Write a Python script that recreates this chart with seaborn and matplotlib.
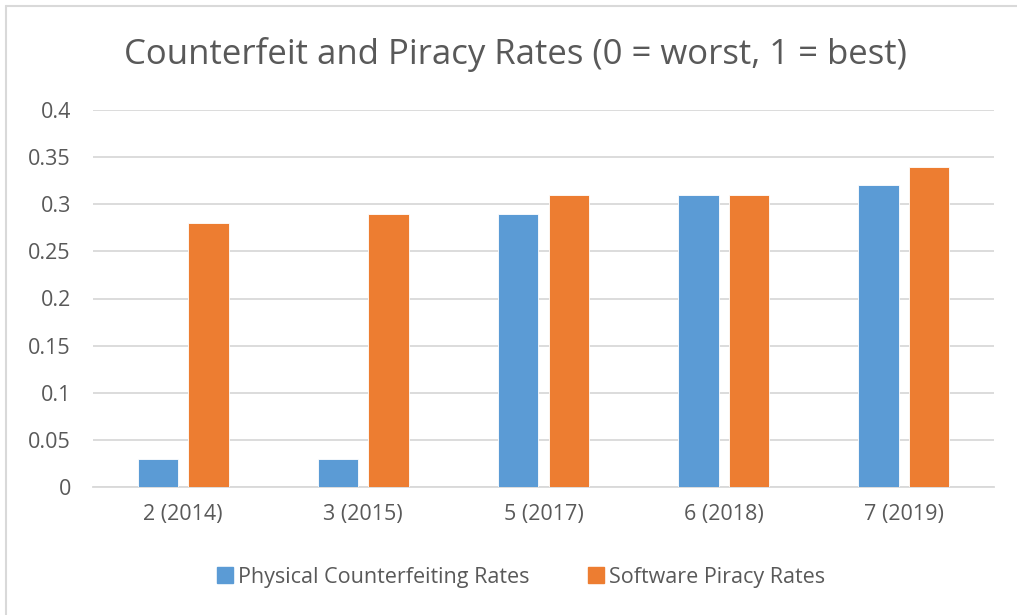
import numpy as np
import pandas as pd
import matplotlib
matplotlib.use('Agg')
import matplotlib.pyplot as plt
import seaborn as sns
from matplotlib.lines import Line2D

categories = ['2 (2014)', '3 (2015)', '5 (2017)', '6 (2018)', '7 (2019)']
physical = [0.03, 0.03, 0.29, 0.31, 0.32]
software = [0.28, 0.29, 0.31, 0.31, 0.34]
series_names = ['Physical Counterfeiting Rates', 'Software Piracy Rates']
yticks = [0, 0.05, 0.1, 0.15, 0.2, 0.25, 0.3, 0.35, 0.4]
ytick_labels = ['0', '0.05', '0.1', '0.15', '0.2', '0.25', '0.3', '0.35', '0.4']

df = pd.DataFrame({
    'year': categories * 2,
    'rate': physical + software,
    'series': [series_names[0]] * len(categories) + [series_names[1]] * len(categories),
})

sns.set_style('white')
plt.rcParams['font.family'] = ['Open Sans', 'DejaVu Sans']
txt = '#595959'
grid_c = '#D9D9D9'
palette = {series_names[0]: '#5B9BD5', series_names[1]: '#ED7D31'}

fig = plt.figure(figsize=(10.17, 6.15), dpi=100)
ax = fig.add_axes([93 / 1017, 1 - 487 / 615, (994 - 93) / 1017, (487 - 110) / 615])

sns.barplot(data=df, x='year', y='rate', hue='series', order=categories,
            hue_order=series_names, palette=palette, width=0.56, gap=0.2,
            saturation=1, edgecolor='white', linewidth=0.6, ax=ax, legend=False, zorder=3)

ax.set_ylim(0, 0.4)
ax.set_xlim(-0.5, len(categories) - 0.5)
ax.set_yticks(yticks)
ax.set_yticklabels(ytick_labels)
ax.yaxis.grid(True, color=grid_c, lw=1.3, zorder=0)
ax.set_axisbelow(True)
for s in ['top', 'right', 'left']:
    ax.spines[s].set_visible(False)
ax.spines['bottom'].set_color(grid_c)
ax.spines['bottom'].set_linewidth(1.3)
ax.tick_params(axis='both', length=0, labelsize=15.5, colors=txt)
ax.tick_params(axis='y', pad=16)
ax.tick_params(axis='x', pad=12)
ax.set_xlabel('')
ax.set_ylabel('')

fig.text(515 / 1017, 1 - 55 / 615, 'Counterfeit and Piracy Rates (0 = worst, 1 = best)',
         ha='center', va='center', fontsize=25, color=txt)

handles = [Line2D([], [], marker='s', linestyle='', markersize=11,
                  markerfacecolor=palette[n], markeredgecolor=palette[n]) for n in series_names]
fig.legend(handles, series_names, loc='center', bbox_to_anchor=(520 / 1017, 1 - 577 / 615),
           ncol=2, frameon=False, fontsize=15.5, labelcolor=txt, handletextpad=0.1,
           columnspacing=2.6, handlelength=1.0)

# chart border (top and left visible)
fig.add_artist(Line2D([6 / 1017, 6 / 1017], [0, 1 - 6 / 615], color=grid_c, lw=1.5))
fig.add_artist(Line2D([6 / 1017, 1], [1 - 6 / 615, 1 - 6 / 615], color=grid_c, lw=1.5))

fig.savefig('out.png', dpi=100)
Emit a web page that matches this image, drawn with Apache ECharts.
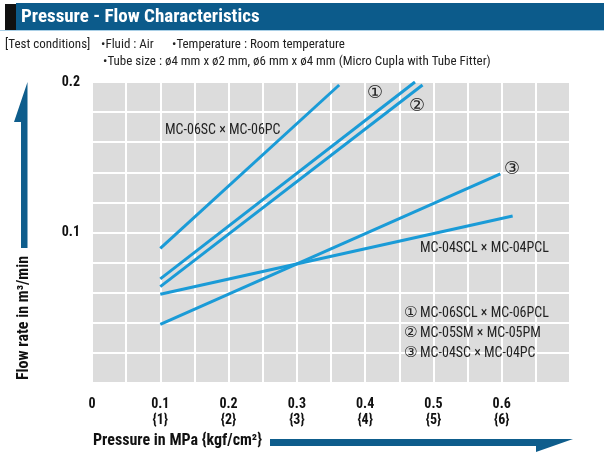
<!DOCTYPE html>
<html><head><meta charset="utf-8">
<script src="https://cdn.jsdelivr.net/npm/echarts@6/dist/echarts.min.js"></script>
<style>html,body{margin:0;padding:0;background:#fff}#c{width:604px;height:452px}</style>
</head><body><div id="c"></div>
<script>
// Data (pressure MPa, flow m3/min)
const seriesNames = ['MC-06SC × MC-06PC', '① MC-06SCL × MC-06PCL', '② MC-05SM × MC-05PM', '③ MC-04SC × MC-04PC', 'MC-04SCL × MC-04PCL'];
const s06sc = [[0.1, 0.0895], [0.362, 0.198]];
const s06scl = [[0.1, 0.0692], [0.473, 0.2]];
const s05sm = [[0.1, 0.064], [0.484, 0.198]];
const s04sc = [[0.1, 0.039], [0.598, 0.139]];
const s04scl = [[0.1, 0.059], [0.616, 0.111]];
const xTickLabels = {'0': '0', '0.1': '0.1\n{1}', '0.2': '0.2\n{2}', '0.3': '0.3\n{3}', '0.4': '0.4\n{4}', '0.5': '0.5\n{5}', '0.6': '0.6\n{6}'};
const yTickLabels = {'0.1': '0.1', '0.2': '0.2'};

const FONT = "'Liberation Sans Narrow', 'Roboto Condensed', 'Liberation Sans', Arial, sans-serif";
const CIRC = "'DejaVu Sans', 'Noto Sans CJK JP', sans-serif";
const chart = echarts.init(document.getElementById('c'));
const lineColor = '#1a9bd7';
const mk = (name, data) => ({
  name, type: 'line', data, symbol: 'none', silent: true,
  lineStyle: { color: lineColor, width: 3 }
});
const txt = (x, y, text, size, extra) => ({
  type: 'text', x, y, silent: true, z: 100,
  style: Object.assign({ text, font: `${size}px ${FONT}`, fill: '#222', textVerticalAlign: 'middle' }, extra || {})
});
const legendRow = (x, y, circ, text) => ({
  type: 'group', x, y, z: 100, silent: true,
  children: [
    { type: 'text', x: 0, y: 0, z: 100, style: { text: circ, font: `15px ${CIRC}`, fill: '#222', textVerticalAlign: 'middle' } },
    { type: 'text', x: 16, y: 0, z: 100, style: { text, font: `14px ${FONT}`, fill: '#222', textVerticalAlign: 'middle' } }
  ]
});
chart.setOption({
  animation: false,
  backgroundColor: '#fff',
  grid: { left: 92, top: 82, width: 478, height: 301, show: true, backgroundColor: '#dcdcdc', borderWidth: 0 },
  xAxis: {
    type: 'value', min: 0, max: 0.7, interval: 0.05,
    axisLine: { show: false }, axisTick: { show: false },
    splitLine: { lineStyle: { color: '#ffffff', width: 2 } },
    axisLabel: {
      margin: 13, lineHeight: 16, color: '#111', fontWeight: 'bold', fontSize: 14, fontFamily: FONT,
      formatter: v => { const k = String(Math.round(v * 100) / 100); return xTickLabels[k] || ''; }
    }
  },
  yAxis: {
    type: 'value', min: 0, max: 0.2, interval: 0.02,
    axisLine: { show: false }, axisTick: { show: false },
    splitLine: { lineStyle: { color: '#ffffff', width: 2 } },
    axisLabel: {
      margin: 12, color: '#111', fontWeight: 'bold', fontSize: 14, fontFamily: FONT,
      formatter: v => { const k = String(Math.round(v * 100) / 100); return yTickLabels[k] || ''; }
    }
  },
  series: [mk(seriesNames[0], s06sc), mk(seriesNames[1], s06scl), mk(seriesNames[2], s05sm), mk(seriesNames[3], s04sc), mk(seriesNames[4], s04scl)],
  graphic: [
    { type: 'rect', z: 100, shape: { x: 16, y: 3, width: 588, height: 27 }, style: { fill: '#0c5b8b' }, silent: true },
    { type: 'rect', z: 100, shape: { x: 5, y: 4, width: 11, height: 26 }, style: { fill: '#111' }, silent: true },
    { type: 'rect', z: 100, shape: { x: 0, y: 30, width: 604, height: 1 }, style: { fill: '#a9cfe6' }, silent: true },
    txt(21, 17, 'Pressure - Flow Characteristics', 19, { fill: '#fff', font: `bold 19px ${FONT}` }),
    txt(5, 45, '[Test conditions]', 13),
    txt(101, 45, '•Fluid : Air', 13),
    txt(172, 45, '•Temperature : Room temperature', 13),
    txt(103, 62, '•Tube size : ø4 mm x ø2 mm, ø6 mm x ø4 mm (Micro Cupla with Tube Fitter)', 13),
    // y title & arrow
    { type: 'polygon', z: 100, shape: { points: [[14, 122], [27.5, 82], [27.5, 248], [21, 248], [21, 122]] }, style: { fill: '#0e5d8c' }, silent: true },
    { type: 'text', z: 100, x: 24, y: 318, rotation: Math.PI / 2, silent: true,
      style: { text: 'Flow rate in m³/min', font: `bold 16px ${FONT}`, fill: '#111', textAlign: 'center', textVerticalAlign: 'middle' } },
    // x title & arrow
    txt(93, 441, 'Pressure in MPa {kgf/cm²}', 16, { font: `bold 16px ${FONT}`, fill: '#111' }),
    { type: 'polygon', z: 100, shape: { points: [[270, 439], [573, 439], [536, 452], [536, 446], [270, 446]] }, style: { fill: '#0e5d8c' }, silent: true },
    // annotations
    txt(165, 130, 'MC-06SC × MC-06PC', 14),
    txt(420, 248, 'MC-04SCL × MC-04PCL', 14),
    txt(367, 93, '①', 18, { font: `18px ${CIRC}` }),
    txt(409, 106, '②', 18, { font: `18px ${CIRC}` }),
    txt(504, 169, '③', 18, { font: `18px ${CIRC}` }),
    legendRow(404, 313, '①', 'MC-06SCL × MC-06PCL'),
    legendRow(404, 333, '②', 'MC-05SM × MC-05PM'),
    legendRow(404, 353, '③', 'MC-04SC × MC-04PC')
  ]
});
</script></body></html>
- - -
**Directions for this task:**
Extract lines where the string "script" occurs.

**Exercise response:**
Write a Python script that recreates this chart with seaborn and matplotlib.
<script src="https://cdn.jsdelivr.net/npm/echarts@6/dist/echarts.min.js"></script>
<script>
</script></body></html>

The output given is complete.